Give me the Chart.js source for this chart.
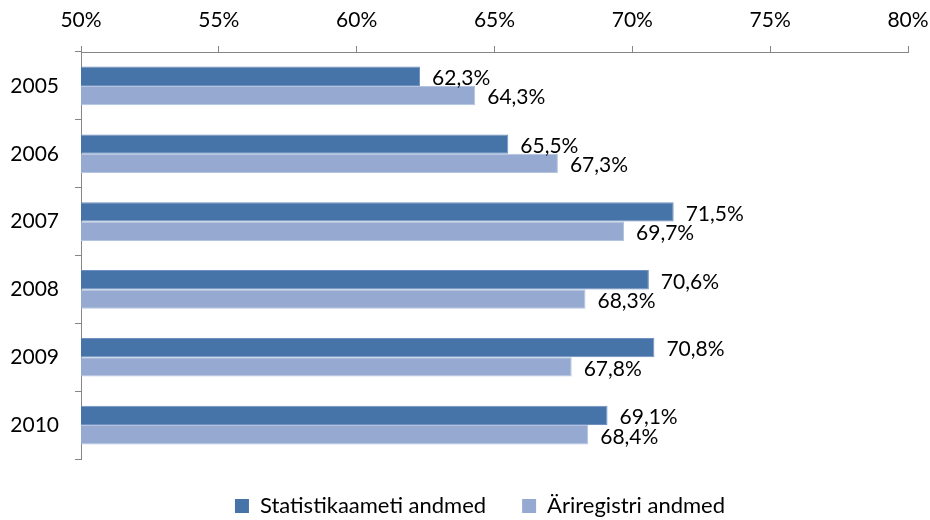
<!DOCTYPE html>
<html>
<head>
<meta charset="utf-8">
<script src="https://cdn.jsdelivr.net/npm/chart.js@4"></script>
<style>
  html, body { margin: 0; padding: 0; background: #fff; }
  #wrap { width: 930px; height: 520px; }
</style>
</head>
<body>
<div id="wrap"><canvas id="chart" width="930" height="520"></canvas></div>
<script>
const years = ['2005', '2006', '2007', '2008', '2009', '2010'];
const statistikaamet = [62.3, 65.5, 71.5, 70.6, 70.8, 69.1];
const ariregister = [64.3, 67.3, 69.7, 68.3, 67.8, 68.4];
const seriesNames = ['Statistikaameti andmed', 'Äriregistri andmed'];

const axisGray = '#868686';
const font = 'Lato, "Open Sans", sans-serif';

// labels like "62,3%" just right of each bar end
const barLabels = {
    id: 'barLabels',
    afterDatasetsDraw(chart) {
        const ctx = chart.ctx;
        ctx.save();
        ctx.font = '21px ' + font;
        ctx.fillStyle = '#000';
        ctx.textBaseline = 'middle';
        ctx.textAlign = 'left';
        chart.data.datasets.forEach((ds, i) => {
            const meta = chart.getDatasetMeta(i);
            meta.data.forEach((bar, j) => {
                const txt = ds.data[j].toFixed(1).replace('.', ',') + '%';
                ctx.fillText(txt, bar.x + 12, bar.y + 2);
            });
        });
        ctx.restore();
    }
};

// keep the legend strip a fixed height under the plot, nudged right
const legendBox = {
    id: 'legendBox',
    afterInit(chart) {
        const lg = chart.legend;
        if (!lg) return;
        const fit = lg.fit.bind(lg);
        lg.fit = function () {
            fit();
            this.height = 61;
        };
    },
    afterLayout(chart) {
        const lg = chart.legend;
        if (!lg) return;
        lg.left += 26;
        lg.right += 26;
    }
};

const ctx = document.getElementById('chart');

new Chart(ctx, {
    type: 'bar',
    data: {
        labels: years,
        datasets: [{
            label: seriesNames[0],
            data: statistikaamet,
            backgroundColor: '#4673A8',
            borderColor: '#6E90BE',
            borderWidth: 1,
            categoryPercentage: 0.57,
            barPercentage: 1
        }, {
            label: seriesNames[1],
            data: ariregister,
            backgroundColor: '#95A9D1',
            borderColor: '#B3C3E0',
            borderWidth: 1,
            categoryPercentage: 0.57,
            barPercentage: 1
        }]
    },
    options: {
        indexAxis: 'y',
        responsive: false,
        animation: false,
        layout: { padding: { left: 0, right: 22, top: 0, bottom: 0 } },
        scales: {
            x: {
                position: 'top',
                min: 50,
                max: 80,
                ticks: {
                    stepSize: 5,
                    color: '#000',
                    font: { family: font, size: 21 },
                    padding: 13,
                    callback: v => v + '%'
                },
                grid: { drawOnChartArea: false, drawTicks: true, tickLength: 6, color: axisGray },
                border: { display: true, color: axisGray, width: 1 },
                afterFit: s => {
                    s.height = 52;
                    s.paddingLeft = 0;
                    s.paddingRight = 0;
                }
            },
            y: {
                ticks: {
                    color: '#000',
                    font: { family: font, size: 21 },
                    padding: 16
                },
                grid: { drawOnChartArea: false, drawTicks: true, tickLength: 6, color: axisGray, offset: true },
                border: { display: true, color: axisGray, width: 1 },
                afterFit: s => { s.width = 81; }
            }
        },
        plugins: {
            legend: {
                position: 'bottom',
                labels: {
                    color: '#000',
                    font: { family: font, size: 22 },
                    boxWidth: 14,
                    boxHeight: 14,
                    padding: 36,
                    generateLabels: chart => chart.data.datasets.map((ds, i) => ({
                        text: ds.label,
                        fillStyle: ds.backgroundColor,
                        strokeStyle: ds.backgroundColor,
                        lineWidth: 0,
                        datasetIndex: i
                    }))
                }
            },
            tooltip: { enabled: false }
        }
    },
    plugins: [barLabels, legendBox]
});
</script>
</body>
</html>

:::

### Exercise details
Write out again every line above exactly as given; the pictures do not belong in the copy.

### Written solution
Give me the Chart.js source for this chart.
<!DOCTYPE html>
<html>
<head>
<meta charset="utf-8">
<script src="https://cdn.jsdelivr.net/npm/chart.js@4"></script>
<style>
  html, body { margin: 0; padding: 0; background: #fff; }
  #wrap { width: 930px; height: 520px; }
</style>
</head>
<body>
<div id="wrap"><canvas id="chart" width="930" height="520"></canvas></div>
<script>
const years = ['2005', '2006', '2007', '2008', '2009', '2010'];
const statistikaamet = [62.3, 65.5, 71.5, 70.6, 70.8, 69.1];
const ariregister = [64.3, 67.3, 69.7, 68.3, 67.8, 68.4];
const seriesNames = ['Statistikaameti andmed', 'Äriregistri andmed'];

const axisGray = '#868686';
const font = 'Lato, "Open Sans", sans-serif';

// labels like "62,3%" just right of each bar end
const barLabels = {
    id: 'barLabels',
    afterDatasetsDraw(chart) {
        const ctx = chart.ctx;
        ctx.save();
        ctx.font = '21px ' + font;
        ctx.fillStyle = '#000';
        ctx.textBaseline = 'middle';
        ctx.textAlign = 'left';
        chart.data.datasets.forEach((ds, i) => {
            const meta = chart.getDatasetMeta(i);
            meta.data.forEach((bar, j) => {
                const txt = ds.data[j].toFixed(1).replace('.', ',') + '%';
                ctx.fillText(txt, bar.x + 12, bar.y + 2);
            });
        });
        ctx.restore();
    }
};

// keep the legend strip a fixed height under the plot, nudged right
const legendBox = {
    id: 'legendBox',
    afterInit(chart) {
        const lg = chart.legend;
        if (!lg) return;
        const fit = lg.fit.bind(lg);
        lg.fit = function () {
            fit();
            this.height = 61;
        };
    },
    afterLayout(chart) {
        const lg = chart.legend;
        if (!lg) return;
        lg.left += 26;
        lg.right += 26;
    }
};

const ctx = document.getElementById('chart');

new Chart(ctx, {
    type: 'bar',
    data: {
        labels: years,
        datasets: [{
            label: seriesNames[0],
            data: statistikaamet,
            backgroundColor: '#4673A8',
            borderColor: '#6E90BE',
            borderWidth: 1,
            categoryPercentage: 0.57,
            barPercentage: 1
        }, {
            label: seriesNames[1],
            data: ariregister,
            backgroundColor: '#95A9D1',
            borderColor: '#B3C3E0',
            borderWidth: 1,
            categoryPercentage: 0.57,
            barPercentage: 1
        }]
    },
    options: {
        indexAxis: 'y',
        responsive: false,
        animation: false,
        layout: { padding: { left: 0, right: 22, top: 0, bottom: 0 } },
        scales: {
            x: {
                position: 'top',
                min: 50,
                max: 80,
                ticks: {
                    stepSize: 5,
                    color: '#000',
                    font: { family: font, size: 21 },
                    padding: 13,
                    callback: v => v + '%'
                },
                grid: { drawOnChartArea: false, drawTicks: true, tickLength: 6, color: axisGray },
                border: { display: true, color: axisGray, width: 1 },
                afterFit: s => {
                    s.height = 52;
                    s.paddingLeft = 0;
                    s.paddingRight = 0;
                }
            },
            y: {
                ticks: {
                    color: '#000',
                    font: { family: font, size: 21 },
                    padding: 16
                },
                grid: { drawOnChartArea: false, drawTicks: true, tickLength: 6, color: axisGray, offset: true },
                border: { display: true, color: axisGray, width: 1 },
                afterFit: s => { s.width = 81; }
            }
        },
        plugins: {
            legend: {
                position: 'bottom',
                labels: {
                    color: '#000',
                    font: { family: font, size: 22 },
                    boxWidth: 14,
                    boxHeight: 14,
                    padding: 36,
                    generateLabels: chart => chart.data.datasets.map((ds, i) => ({
                        text: ds.label,
                        fillStyle: ds.backgroundColor,
                        strokeStyle: ds.backgroundColor,
                        lineWidth: 0,
                        datasetIndex: i
                    }))
                }
            },
            tooltip: { enabled: false }
        }
    },
    plugins: [barLabels, legendBox]
});
</script>
</body>
</html>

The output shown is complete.